▶ [REQUIREMENTS]
Keep only those lines of the records that include the string "this".

━━ RECORD EXTRACTS ━━

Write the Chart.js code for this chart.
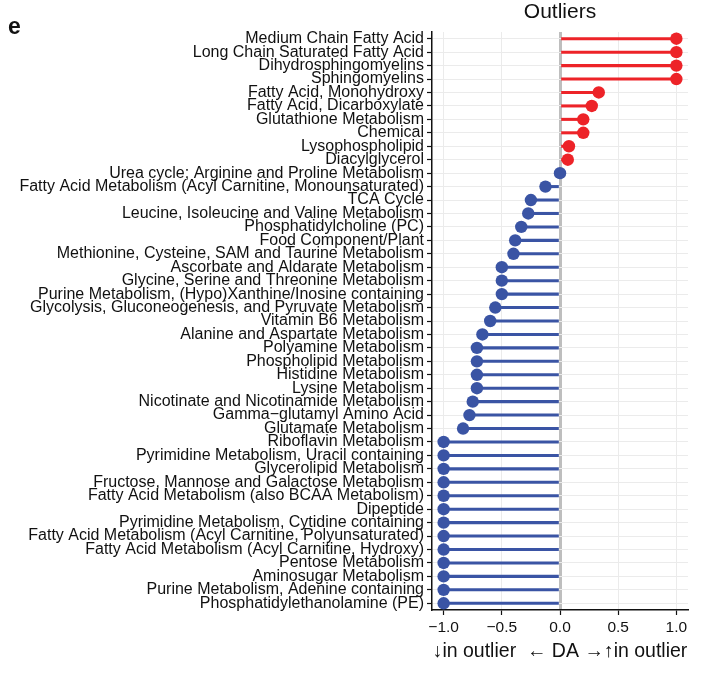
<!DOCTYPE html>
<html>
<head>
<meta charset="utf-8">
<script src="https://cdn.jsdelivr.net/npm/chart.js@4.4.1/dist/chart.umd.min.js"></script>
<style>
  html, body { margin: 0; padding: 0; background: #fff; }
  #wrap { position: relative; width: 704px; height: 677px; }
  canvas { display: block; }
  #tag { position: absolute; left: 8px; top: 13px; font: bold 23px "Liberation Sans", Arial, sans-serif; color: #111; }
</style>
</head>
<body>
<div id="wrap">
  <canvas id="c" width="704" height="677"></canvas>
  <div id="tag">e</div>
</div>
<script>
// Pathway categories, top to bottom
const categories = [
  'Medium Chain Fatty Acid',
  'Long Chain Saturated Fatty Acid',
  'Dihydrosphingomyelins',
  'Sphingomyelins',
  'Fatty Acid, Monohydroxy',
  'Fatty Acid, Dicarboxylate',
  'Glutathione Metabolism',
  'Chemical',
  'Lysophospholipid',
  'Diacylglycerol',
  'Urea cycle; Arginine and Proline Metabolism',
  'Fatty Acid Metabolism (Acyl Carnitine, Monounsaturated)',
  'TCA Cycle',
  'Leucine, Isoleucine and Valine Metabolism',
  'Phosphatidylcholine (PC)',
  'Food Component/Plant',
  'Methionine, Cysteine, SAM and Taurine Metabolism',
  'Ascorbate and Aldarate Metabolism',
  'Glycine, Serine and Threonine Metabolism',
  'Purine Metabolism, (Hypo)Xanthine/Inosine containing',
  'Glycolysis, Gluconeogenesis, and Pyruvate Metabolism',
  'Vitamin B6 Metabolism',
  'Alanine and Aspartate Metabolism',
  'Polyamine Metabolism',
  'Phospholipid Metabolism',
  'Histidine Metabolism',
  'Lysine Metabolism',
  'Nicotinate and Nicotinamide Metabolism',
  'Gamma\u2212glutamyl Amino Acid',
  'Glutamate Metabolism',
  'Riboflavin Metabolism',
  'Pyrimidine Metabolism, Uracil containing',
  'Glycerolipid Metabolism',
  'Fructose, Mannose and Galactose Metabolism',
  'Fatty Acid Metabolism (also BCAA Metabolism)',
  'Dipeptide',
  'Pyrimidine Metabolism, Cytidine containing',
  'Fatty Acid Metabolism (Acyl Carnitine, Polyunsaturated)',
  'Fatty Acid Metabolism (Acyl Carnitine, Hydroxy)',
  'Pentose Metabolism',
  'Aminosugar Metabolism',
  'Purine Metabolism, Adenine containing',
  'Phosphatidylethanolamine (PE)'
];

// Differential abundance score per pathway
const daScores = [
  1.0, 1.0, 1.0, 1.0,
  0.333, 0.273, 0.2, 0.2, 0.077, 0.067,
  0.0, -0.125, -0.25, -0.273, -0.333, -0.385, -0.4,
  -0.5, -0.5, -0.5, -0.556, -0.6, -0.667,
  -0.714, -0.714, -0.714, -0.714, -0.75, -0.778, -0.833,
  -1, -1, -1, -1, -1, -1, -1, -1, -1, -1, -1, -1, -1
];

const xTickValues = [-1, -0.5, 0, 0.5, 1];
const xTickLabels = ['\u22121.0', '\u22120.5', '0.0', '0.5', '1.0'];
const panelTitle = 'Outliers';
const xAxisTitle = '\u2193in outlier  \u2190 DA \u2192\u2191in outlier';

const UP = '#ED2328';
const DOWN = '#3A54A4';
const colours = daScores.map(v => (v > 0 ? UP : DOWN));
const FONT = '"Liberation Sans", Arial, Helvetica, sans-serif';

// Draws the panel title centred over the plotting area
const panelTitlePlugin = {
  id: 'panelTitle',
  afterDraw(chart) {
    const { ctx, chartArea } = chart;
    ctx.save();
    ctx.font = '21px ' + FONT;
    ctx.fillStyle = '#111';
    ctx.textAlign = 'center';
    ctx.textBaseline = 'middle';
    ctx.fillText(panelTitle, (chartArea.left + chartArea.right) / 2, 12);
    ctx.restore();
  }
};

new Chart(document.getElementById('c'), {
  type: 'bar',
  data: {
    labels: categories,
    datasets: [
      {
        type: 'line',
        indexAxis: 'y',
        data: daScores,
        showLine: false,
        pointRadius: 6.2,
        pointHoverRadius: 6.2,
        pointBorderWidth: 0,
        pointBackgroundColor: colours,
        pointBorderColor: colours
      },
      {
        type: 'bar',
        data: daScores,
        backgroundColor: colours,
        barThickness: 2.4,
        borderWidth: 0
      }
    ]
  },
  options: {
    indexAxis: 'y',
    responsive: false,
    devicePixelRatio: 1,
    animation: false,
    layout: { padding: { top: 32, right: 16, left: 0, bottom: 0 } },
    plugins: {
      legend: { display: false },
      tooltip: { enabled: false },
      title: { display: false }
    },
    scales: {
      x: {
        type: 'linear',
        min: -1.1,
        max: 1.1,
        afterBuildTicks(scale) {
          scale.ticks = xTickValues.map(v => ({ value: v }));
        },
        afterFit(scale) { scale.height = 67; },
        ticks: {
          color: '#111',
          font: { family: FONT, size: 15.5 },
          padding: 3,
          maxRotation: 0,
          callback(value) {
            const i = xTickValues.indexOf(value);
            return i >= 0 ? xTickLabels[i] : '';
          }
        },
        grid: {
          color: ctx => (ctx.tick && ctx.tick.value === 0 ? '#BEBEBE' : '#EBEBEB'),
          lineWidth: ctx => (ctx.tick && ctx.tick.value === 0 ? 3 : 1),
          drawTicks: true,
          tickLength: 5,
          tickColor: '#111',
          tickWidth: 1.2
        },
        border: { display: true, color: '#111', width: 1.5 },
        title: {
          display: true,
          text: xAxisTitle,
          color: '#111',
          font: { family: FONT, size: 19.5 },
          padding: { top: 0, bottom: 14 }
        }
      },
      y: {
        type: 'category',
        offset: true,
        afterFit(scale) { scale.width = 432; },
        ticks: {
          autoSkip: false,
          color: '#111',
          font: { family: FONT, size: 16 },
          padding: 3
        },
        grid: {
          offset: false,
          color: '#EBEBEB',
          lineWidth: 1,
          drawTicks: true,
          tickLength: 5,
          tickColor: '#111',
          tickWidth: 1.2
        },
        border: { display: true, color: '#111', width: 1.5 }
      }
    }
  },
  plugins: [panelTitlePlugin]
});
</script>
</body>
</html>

━━━
━━ RECORD EXTRACTS ━━

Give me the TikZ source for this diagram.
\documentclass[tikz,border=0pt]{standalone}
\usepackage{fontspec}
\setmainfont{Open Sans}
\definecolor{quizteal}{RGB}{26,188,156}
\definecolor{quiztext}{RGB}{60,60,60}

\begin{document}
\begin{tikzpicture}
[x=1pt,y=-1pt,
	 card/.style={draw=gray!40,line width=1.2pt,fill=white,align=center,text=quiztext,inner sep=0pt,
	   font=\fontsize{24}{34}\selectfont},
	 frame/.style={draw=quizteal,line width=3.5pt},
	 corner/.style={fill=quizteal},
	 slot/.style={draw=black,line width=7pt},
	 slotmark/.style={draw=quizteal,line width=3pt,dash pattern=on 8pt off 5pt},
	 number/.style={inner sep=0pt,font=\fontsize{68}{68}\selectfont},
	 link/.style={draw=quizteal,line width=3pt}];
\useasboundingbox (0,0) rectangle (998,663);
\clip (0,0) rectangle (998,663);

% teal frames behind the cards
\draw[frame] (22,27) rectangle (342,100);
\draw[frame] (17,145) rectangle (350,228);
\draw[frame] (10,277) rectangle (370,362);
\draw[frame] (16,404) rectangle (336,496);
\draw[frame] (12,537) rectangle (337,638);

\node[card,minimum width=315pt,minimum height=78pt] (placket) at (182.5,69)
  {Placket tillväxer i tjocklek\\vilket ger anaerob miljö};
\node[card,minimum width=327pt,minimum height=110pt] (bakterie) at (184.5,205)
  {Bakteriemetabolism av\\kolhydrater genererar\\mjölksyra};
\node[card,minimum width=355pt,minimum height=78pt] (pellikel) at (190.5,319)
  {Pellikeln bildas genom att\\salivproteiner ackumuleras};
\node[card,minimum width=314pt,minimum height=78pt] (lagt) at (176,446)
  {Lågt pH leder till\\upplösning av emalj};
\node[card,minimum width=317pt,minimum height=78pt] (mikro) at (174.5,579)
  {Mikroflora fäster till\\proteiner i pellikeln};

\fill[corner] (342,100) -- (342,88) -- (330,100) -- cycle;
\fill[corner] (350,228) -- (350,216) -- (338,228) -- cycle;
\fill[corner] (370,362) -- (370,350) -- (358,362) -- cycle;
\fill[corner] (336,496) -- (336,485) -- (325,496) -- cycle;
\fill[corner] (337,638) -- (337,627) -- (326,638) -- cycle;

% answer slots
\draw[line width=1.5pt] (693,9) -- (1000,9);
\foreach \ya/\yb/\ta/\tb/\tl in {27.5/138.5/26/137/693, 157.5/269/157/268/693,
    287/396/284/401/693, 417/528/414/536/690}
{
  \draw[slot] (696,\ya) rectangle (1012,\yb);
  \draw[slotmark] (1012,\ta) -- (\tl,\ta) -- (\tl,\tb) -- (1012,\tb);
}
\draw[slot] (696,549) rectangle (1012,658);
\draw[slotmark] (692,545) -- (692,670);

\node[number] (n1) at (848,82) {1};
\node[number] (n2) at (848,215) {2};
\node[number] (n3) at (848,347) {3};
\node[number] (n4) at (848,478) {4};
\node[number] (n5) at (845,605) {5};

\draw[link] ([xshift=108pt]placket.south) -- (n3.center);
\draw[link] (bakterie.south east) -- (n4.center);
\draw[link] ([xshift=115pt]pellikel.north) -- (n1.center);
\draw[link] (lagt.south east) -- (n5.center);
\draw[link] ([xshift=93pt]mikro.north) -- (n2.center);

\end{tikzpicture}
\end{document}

━━━

▶ [EXERCISE RESPONSE]
Write the Chart.js code for this chart.
Give me the TikZ source for this diagram.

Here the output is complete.